• [Stated task]: Gather every line that includes the word "seaborn", please.

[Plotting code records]
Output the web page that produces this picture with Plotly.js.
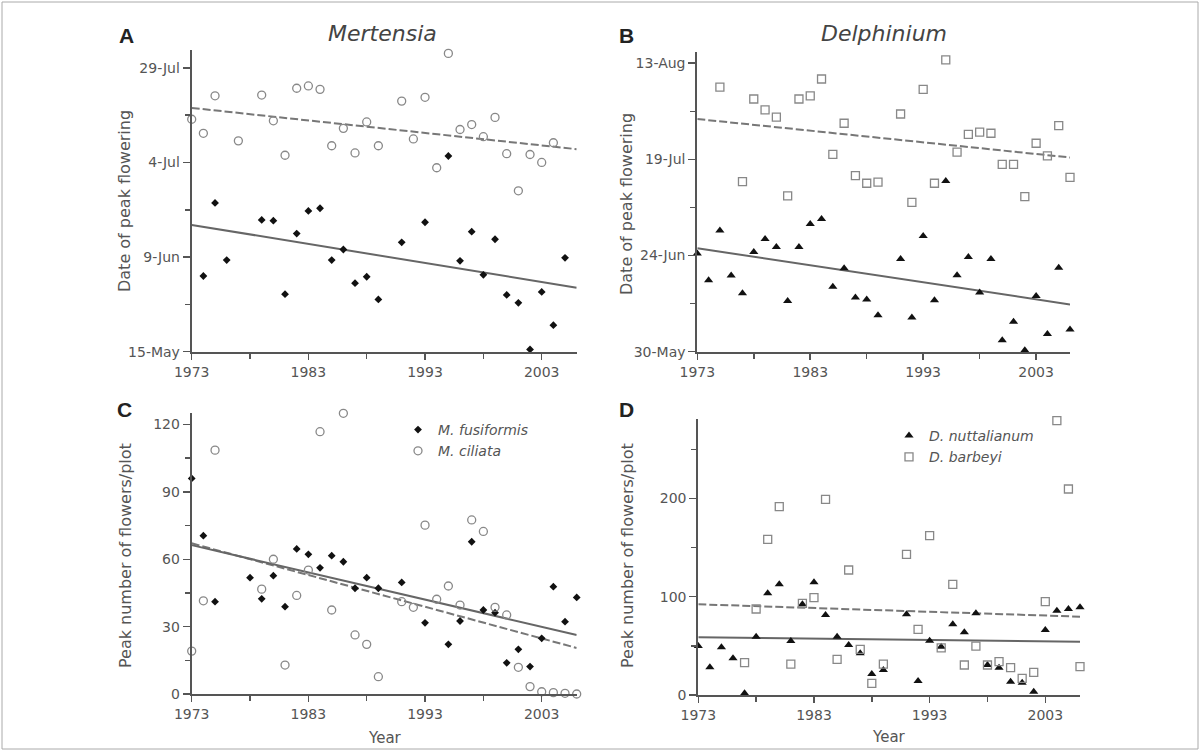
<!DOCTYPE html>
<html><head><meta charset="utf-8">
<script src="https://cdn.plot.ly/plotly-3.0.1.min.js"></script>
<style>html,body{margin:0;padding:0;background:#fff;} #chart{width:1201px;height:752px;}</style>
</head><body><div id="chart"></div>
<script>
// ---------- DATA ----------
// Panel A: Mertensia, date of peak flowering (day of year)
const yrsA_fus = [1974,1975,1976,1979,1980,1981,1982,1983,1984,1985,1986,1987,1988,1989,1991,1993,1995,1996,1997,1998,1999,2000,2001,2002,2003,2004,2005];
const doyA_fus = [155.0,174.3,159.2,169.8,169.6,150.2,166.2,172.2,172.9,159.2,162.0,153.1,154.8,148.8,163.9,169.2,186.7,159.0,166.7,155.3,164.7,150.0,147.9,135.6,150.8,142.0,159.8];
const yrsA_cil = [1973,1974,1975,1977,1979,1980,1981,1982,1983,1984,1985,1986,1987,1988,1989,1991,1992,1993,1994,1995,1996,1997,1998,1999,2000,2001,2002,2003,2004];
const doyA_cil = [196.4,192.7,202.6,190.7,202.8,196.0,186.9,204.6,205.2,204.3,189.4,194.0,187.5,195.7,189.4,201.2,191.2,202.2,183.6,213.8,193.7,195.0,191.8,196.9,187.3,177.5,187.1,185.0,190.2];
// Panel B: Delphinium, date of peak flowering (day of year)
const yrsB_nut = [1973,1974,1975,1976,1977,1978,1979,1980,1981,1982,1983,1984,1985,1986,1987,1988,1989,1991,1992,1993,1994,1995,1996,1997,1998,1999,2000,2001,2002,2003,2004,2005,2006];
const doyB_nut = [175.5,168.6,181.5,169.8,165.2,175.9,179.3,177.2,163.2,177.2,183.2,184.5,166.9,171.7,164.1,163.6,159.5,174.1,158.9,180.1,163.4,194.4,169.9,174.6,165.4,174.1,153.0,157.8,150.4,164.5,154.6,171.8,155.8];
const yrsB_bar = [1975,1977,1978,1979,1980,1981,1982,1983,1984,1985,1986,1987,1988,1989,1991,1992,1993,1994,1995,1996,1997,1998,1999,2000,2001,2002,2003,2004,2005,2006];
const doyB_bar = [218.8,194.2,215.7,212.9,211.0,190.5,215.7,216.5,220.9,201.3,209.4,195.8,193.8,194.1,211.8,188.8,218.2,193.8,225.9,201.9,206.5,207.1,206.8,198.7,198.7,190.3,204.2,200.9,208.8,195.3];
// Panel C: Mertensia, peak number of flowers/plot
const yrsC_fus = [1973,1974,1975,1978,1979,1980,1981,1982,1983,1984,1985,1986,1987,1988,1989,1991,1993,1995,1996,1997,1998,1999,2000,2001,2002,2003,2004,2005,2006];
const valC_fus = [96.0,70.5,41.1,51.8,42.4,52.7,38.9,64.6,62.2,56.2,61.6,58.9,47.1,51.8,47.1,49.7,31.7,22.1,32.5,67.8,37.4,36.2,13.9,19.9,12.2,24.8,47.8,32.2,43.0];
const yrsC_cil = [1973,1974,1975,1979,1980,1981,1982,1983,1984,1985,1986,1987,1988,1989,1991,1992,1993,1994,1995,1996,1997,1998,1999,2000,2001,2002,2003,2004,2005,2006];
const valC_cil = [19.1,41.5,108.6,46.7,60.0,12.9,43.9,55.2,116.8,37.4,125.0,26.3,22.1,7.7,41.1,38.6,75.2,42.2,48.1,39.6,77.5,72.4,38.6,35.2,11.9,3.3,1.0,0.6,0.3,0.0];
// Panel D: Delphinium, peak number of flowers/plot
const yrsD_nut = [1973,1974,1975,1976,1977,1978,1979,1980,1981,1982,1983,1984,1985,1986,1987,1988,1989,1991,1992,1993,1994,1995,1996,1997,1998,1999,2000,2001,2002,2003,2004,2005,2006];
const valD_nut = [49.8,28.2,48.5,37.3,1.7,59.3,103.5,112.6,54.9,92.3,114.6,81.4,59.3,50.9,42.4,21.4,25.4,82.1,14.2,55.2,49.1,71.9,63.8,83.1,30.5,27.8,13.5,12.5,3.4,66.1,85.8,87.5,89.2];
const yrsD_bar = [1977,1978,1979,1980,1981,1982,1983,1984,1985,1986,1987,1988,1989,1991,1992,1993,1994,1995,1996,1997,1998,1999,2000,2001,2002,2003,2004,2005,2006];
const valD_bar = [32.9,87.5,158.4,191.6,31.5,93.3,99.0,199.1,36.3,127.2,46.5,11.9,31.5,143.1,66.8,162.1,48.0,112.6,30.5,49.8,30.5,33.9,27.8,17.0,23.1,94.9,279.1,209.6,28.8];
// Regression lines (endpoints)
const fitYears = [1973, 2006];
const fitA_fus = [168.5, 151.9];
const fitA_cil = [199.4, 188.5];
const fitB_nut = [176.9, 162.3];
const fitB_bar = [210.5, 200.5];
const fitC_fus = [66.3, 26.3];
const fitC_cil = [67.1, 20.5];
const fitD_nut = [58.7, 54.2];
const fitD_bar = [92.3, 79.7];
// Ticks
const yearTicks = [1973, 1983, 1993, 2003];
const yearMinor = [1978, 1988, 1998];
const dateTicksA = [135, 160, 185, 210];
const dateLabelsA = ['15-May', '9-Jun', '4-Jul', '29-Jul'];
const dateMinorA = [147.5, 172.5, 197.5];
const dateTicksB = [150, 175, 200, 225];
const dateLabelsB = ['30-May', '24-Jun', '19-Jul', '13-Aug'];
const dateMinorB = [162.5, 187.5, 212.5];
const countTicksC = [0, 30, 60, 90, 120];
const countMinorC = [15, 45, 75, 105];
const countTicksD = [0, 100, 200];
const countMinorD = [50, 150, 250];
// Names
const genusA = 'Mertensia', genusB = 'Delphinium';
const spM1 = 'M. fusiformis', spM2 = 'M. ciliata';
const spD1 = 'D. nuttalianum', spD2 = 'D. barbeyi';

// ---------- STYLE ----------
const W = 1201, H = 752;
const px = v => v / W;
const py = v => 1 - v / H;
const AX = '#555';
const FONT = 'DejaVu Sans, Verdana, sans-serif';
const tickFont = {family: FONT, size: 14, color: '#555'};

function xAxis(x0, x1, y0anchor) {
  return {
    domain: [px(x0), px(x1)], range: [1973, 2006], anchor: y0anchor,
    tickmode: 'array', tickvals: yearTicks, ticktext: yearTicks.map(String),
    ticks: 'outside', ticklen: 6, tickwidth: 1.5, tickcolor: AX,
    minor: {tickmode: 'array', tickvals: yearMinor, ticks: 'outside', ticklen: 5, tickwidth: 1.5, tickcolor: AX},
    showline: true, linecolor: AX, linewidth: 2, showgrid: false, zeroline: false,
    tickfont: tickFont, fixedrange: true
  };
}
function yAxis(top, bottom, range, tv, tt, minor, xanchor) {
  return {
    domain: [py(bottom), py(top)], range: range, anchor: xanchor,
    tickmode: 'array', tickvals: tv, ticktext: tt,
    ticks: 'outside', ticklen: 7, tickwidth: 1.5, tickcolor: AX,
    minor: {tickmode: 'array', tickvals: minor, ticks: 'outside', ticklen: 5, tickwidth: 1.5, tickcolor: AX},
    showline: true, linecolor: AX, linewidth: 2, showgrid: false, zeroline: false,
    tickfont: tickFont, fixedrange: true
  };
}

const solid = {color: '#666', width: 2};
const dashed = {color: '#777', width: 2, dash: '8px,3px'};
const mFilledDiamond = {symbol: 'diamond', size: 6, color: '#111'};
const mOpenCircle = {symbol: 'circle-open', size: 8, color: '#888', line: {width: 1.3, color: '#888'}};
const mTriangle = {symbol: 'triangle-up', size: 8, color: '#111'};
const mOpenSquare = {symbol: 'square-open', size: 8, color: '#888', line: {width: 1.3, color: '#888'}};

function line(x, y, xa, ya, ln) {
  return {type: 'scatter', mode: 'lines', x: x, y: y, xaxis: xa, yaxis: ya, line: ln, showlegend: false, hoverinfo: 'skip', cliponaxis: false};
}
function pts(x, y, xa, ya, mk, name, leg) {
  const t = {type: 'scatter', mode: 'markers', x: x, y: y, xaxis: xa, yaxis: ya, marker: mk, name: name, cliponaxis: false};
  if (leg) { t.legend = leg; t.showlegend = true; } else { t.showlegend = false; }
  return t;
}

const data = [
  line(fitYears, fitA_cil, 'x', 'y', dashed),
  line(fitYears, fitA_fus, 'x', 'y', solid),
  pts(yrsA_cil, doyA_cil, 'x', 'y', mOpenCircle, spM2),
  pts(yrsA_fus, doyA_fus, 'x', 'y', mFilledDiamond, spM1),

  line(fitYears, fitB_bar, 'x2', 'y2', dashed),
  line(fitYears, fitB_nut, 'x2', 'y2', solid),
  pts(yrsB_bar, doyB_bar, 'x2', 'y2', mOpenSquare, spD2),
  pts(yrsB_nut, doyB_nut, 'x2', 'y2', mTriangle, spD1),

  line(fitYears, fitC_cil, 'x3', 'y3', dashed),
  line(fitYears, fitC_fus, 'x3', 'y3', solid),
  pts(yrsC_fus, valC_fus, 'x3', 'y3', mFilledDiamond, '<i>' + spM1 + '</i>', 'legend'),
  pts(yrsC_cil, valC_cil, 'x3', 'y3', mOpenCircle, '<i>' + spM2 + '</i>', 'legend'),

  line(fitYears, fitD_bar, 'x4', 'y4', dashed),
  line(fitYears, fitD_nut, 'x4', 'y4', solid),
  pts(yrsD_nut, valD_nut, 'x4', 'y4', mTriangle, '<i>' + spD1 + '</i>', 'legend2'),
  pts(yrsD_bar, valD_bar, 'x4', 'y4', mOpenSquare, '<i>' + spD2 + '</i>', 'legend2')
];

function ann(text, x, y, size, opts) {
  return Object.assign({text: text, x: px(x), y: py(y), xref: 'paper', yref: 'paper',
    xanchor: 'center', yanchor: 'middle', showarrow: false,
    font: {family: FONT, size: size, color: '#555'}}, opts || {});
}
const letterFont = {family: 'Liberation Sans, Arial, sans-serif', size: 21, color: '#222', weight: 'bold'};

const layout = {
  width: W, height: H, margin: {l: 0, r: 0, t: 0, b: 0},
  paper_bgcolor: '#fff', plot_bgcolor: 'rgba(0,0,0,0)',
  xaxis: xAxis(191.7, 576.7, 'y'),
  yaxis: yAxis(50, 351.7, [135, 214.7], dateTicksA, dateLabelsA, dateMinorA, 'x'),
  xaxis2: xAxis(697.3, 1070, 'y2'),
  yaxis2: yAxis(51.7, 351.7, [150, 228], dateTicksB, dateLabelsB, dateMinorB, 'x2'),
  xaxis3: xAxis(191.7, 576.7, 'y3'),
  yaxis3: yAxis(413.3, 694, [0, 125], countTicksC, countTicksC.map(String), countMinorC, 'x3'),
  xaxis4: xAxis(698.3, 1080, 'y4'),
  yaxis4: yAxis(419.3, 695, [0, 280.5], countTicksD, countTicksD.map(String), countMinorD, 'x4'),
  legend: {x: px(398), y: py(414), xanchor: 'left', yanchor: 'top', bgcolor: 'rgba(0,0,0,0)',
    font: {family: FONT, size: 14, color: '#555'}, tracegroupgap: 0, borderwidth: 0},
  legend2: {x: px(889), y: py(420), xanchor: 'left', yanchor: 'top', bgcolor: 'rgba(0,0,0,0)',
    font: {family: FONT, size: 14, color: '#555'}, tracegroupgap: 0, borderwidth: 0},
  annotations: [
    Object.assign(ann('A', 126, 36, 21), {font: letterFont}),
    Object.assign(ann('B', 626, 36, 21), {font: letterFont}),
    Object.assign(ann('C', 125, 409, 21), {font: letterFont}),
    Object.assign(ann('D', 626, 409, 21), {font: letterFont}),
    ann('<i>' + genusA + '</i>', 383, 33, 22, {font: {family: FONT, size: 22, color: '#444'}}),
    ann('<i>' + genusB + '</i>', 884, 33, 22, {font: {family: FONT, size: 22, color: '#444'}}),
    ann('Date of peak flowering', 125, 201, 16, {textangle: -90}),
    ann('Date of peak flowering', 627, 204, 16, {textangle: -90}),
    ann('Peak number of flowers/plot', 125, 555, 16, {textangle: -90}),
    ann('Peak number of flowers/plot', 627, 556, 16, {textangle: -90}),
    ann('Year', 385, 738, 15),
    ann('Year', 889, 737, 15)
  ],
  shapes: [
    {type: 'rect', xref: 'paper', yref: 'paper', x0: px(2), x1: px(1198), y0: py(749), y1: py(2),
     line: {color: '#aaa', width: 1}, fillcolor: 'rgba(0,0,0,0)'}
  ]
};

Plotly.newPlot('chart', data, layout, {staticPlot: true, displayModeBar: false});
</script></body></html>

* * *

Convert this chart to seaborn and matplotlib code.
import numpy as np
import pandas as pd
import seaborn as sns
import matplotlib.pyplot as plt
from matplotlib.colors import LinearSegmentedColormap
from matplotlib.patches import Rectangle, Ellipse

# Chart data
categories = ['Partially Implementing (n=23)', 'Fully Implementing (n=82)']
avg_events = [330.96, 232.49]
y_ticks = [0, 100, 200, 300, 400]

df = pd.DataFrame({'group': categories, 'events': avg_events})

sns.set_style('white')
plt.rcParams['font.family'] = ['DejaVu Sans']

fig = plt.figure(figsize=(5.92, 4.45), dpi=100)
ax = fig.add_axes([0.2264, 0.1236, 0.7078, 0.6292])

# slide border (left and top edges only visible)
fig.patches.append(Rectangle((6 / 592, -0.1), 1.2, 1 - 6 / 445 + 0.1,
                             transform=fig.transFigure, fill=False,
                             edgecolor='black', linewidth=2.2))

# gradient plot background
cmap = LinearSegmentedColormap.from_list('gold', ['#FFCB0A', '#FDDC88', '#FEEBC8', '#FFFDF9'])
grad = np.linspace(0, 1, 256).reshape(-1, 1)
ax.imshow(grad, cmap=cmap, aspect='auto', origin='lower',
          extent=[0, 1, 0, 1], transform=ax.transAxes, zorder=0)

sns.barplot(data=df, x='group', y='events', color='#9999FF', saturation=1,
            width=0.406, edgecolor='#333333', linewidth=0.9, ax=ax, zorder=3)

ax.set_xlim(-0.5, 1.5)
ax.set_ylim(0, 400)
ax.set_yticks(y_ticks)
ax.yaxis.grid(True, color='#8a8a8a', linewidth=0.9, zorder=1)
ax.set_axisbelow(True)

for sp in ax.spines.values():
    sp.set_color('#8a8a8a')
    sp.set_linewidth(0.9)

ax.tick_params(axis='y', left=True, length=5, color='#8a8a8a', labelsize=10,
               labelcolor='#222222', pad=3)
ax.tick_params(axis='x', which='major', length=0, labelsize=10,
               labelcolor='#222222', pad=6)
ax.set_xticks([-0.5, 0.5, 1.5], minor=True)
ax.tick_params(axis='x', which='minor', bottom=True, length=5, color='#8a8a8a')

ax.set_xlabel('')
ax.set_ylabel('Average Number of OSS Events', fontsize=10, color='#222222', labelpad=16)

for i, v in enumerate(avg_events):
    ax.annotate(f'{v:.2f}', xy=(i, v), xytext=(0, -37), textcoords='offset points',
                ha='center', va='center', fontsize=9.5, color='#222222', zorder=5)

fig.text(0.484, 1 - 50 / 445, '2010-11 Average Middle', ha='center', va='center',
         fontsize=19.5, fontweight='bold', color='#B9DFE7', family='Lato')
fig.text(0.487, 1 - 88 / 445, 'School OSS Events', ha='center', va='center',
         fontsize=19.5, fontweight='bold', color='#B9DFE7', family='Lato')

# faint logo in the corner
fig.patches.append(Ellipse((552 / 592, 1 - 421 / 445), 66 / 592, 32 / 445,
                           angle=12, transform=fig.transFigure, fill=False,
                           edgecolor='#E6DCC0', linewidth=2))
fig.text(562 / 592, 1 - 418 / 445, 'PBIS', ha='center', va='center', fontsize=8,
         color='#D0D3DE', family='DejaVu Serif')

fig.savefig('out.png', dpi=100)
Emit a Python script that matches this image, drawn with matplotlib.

• [The result]:
Convert this chart to seaborn and matplotlib code.
import seaborn as sns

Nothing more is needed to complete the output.